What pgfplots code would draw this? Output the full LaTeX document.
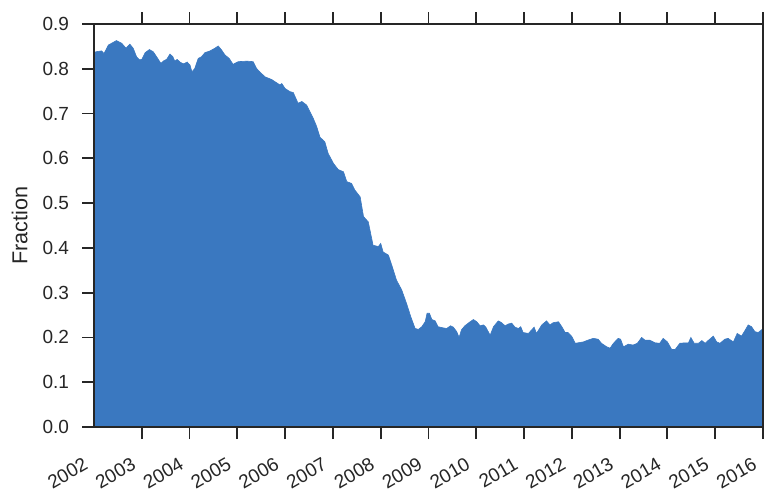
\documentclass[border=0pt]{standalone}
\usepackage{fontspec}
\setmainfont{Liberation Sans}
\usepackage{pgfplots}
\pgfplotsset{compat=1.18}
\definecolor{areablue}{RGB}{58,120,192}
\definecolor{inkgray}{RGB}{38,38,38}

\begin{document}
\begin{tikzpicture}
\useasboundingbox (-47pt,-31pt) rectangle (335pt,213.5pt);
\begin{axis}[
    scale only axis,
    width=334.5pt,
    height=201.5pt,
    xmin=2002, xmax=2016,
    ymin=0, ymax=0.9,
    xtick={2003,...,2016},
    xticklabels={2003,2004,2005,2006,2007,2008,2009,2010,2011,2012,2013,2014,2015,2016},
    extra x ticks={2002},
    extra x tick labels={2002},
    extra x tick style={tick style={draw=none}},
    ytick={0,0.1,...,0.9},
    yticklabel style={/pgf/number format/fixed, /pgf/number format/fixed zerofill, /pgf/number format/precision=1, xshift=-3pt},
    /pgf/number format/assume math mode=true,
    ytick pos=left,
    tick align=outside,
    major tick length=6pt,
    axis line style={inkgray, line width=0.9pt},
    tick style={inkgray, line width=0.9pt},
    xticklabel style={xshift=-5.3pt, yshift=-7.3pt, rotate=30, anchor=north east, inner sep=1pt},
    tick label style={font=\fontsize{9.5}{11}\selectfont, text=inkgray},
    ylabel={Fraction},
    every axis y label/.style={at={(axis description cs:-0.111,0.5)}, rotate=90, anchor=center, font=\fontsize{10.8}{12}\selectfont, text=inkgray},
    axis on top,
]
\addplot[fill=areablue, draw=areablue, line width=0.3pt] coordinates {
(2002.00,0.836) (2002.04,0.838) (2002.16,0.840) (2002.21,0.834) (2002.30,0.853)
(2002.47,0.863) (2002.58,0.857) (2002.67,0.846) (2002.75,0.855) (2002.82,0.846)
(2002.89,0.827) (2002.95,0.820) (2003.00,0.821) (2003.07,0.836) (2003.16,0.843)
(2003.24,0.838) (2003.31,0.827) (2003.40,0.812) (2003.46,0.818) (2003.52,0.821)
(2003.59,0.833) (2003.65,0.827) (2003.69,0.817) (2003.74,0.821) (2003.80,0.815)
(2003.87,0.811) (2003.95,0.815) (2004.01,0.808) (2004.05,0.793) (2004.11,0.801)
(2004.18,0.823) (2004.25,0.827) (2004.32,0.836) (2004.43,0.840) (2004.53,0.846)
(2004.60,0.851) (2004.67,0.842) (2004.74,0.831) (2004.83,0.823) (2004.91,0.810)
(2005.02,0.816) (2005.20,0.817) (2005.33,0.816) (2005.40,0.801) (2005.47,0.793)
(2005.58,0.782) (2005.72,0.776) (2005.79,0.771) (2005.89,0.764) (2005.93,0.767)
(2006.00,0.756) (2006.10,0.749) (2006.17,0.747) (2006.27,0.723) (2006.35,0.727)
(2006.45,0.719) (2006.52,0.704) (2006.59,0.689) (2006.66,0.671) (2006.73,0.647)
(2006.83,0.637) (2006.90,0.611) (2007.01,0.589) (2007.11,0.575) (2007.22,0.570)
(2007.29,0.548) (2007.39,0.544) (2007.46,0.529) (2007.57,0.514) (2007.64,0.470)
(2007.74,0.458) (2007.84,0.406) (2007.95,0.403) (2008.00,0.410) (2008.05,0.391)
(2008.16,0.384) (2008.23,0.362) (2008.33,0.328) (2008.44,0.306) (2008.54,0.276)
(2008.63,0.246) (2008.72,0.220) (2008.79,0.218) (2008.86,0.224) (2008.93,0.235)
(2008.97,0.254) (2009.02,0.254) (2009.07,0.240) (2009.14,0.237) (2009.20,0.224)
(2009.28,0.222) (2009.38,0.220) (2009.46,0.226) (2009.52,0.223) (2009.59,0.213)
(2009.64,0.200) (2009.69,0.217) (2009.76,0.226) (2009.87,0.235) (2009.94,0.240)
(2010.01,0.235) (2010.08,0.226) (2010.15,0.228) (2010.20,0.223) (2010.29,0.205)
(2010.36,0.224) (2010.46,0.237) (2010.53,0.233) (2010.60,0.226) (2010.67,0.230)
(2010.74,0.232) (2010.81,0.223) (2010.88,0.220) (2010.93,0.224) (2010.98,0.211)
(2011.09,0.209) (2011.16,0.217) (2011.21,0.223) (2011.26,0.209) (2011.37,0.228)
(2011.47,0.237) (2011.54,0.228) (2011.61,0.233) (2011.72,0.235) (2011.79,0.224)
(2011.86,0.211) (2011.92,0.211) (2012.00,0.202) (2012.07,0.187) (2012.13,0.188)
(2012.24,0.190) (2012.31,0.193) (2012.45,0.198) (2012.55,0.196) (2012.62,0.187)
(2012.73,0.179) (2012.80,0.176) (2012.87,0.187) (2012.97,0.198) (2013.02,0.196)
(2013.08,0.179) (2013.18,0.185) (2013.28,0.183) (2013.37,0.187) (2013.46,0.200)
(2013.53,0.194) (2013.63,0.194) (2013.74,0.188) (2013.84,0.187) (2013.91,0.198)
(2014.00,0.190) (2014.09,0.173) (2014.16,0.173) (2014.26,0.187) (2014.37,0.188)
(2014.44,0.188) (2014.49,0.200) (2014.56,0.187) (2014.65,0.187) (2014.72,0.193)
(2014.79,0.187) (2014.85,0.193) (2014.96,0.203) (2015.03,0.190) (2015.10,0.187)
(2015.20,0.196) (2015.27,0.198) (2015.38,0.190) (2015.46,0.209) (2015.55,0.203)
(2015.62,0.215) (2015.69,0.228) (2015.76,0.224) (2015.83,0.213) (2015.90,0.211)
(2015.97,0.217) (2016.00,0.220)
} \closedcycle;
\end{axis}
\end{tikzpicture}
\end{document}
□ □ □ □ □ □ □
**Written task**. Give only the number of lines in the preceding material that contain the string "draw".

**Answer for this exercise**. 3